#### Records for processing:
_ _ _ _ _

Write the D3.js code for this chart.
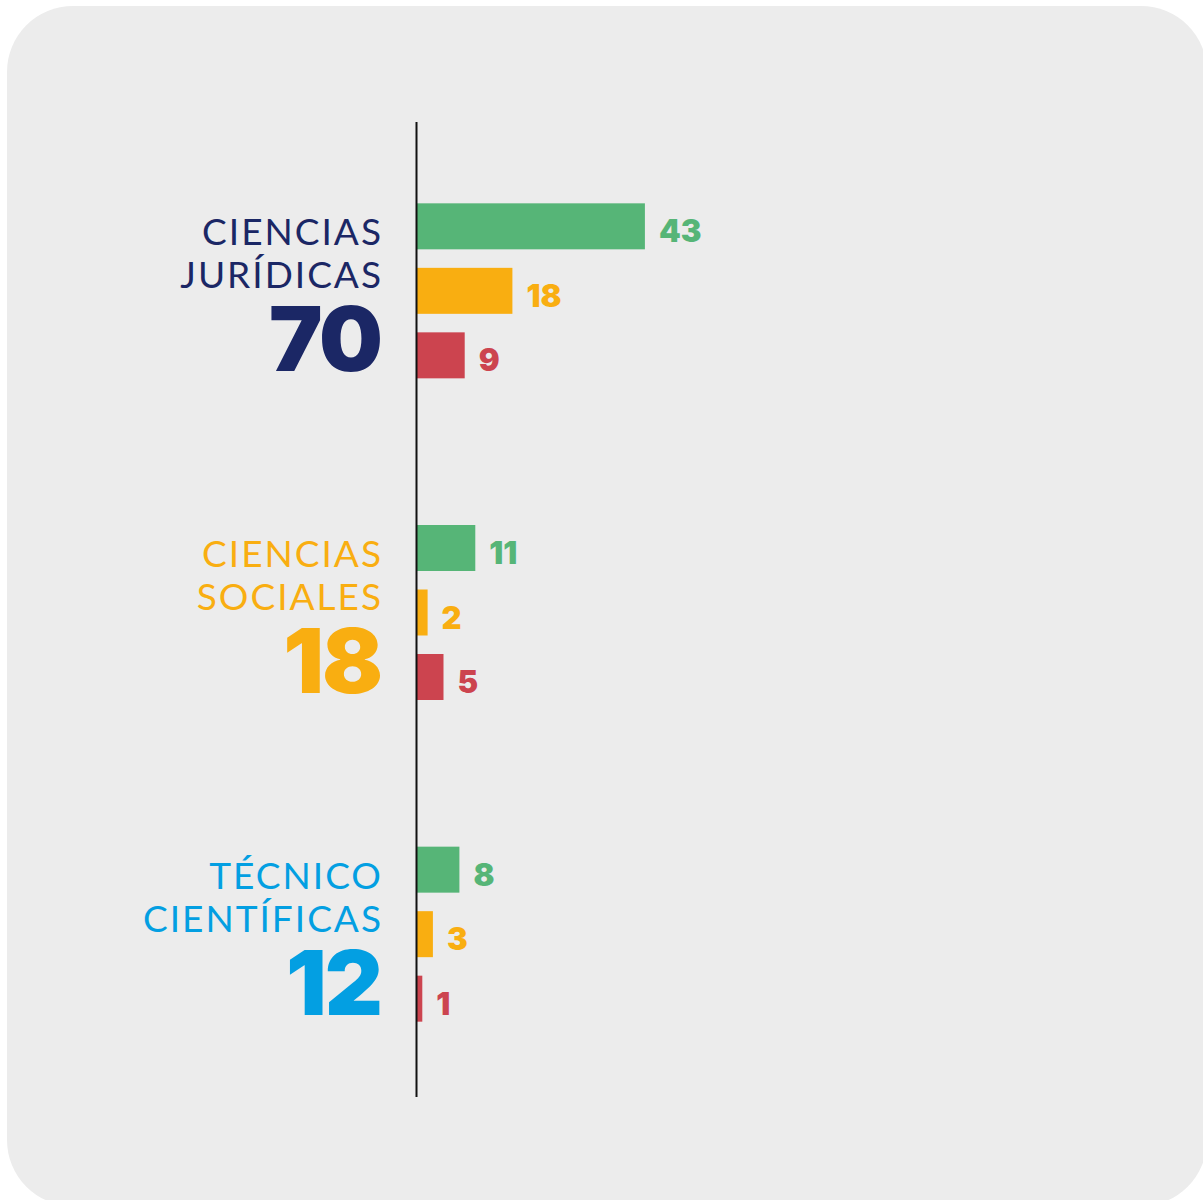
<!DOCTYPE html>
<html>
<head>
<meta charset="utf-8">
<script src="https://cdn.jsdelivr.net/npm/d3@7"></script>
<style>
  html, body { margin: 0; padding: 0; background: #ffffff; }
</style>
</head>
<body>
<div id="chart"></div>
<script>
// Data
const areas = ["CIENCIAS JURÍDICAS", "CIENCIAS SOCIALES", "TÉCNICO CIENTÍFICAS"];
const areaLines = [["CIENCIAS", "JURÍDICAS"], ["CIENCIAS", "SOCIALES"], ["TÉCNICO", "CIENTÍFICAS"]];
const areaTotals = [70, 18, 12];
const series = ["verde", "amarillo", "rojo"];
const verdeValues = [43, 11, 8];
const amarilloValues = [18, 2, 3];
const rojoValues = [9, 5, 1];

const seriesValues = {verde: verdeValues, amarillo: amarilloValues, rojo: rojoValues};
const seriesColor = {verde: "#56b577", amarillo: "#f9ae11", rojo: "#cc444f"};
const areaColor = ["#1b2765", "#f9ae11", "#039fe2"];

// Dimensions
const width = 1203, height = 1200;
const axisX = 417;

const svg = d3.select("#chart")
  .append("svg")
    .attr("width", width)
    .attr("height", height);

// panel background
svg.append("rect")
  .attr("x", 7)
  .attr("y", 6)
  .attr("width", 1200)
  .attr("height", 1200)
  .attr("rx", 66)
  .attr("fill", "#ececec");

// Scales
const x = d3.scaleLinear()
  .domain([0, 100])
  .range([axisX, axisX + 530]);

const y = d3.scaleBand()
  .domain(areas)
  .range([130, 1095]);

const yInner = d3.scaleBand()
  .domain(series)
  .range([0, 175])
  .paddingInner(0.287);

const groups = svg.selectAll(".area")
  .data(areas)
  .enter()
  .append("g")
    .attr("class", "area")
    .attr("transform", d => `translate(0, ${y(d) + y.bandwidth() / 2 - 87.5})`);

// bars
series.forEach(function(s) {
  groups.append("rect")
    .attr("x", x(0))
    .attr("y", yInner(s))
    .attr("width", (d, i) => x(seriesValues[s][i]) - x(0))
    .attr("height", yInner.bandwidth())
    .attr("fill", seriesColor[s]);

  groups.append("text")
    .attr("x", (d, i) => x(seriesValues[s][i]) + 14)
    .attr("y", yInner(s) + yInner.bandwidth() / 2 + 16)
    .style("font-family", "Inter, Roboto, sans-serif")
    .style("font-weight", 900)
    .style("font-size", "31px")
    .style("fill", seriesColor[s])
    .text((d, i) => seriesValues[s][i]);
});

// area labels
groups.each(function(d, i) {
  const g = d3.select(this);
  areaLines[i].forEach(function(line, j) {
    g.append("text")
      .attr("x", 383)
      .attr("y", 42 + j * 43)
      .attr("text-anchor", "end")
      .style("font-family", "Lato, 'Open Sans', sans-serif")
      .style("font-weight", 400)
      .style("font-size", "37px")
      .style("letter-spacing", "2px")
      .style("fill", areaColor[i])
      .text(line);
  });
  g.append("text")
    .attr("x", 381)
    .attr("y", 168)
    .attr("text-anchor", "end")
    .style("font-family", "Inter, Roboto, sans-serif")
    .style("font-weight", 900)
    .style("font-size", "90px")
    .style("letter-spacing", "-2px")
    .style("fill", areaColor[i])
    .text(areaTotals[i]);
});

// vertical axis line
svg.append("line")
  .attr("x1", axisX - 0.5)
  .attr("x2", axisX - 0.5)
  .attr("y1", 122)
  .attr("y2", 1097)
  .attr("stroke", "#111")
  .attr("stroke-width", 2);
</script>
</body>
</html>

_ _ _ _ _

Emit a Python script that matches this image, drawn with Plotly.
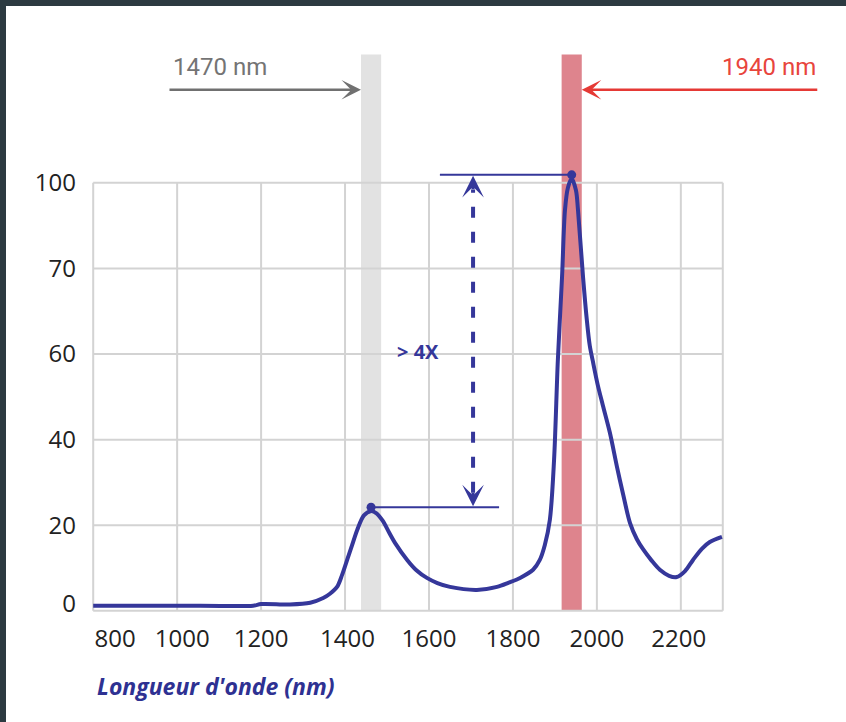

_ _ _ _ _

#### Exercise aim:
Extract every line above that contains the word "this".

#### Worked answer:
Write the D3.js code for this chart.
  const g = d3.select(this);
Emit a Python script that matches this image, drawn with Plotly.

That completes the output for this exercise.